The problem: the size changes if I use data.mass versus, data.mass.values Note, this 'bug' is also seen in the fact that the min, max, and mean are not the same...
import pandas as pd
import numpy as np
data = pd.DataFrame({'time': np.arange(1,101), 'mass': randn(100)})
dm = np.diff(data.mass, n=1)
dmv = np.diff(data.mass.values, n=1)
print 'data.mass: \t\t', dm.shape
print 'min: ', dm.min(), ' max: ', dm.max(), ' mean: ', dm.mean()
print ''
print 'now using data.mass.values in the calculations \n'
print 'data.mass.values: \t', dmv.shape
print 'min: ', dmv.min(), ' max: ', dmv.max(), ' mean: ', dmv.mean()
The output of which is:
data.mass: (100,)
min: 0.0 max: 0.0 mean: 0.0
now using data.mass.values in the calculations
data.mass.values: (99,)
min: -3.49992599537 max: 2.52901842461 mean: -0.00718375066572
is this the expected functionality? why would I need to use .value, as I understood pandas DataFrames to be numpy arrays under the hood anyways.

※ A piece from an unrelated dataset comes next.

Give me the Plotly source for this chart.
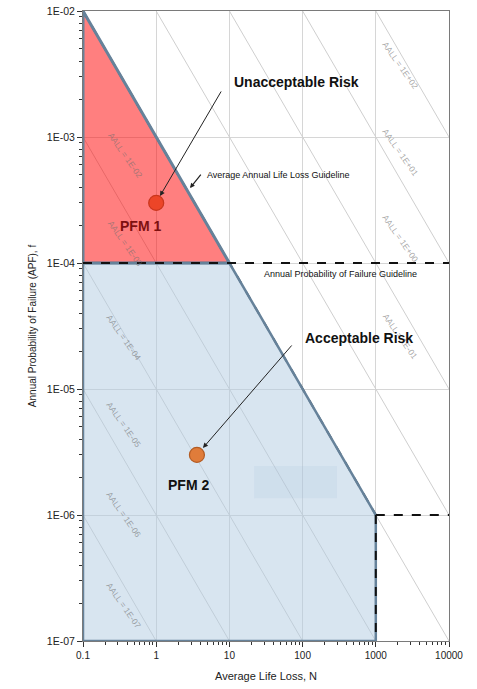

data.diff(). Dataframes hold numpy under the hood, and for the most part you can use numpy methods, BUT,np.diffis a not-well behaved function (in fact it violates the numpy guarantees), so it works, but doesn't respond to callers by returning the correct objects. This only shows up in an example just like this. This is 'fixed' in pandas 0.13 (coming very soon), which deals with this problem.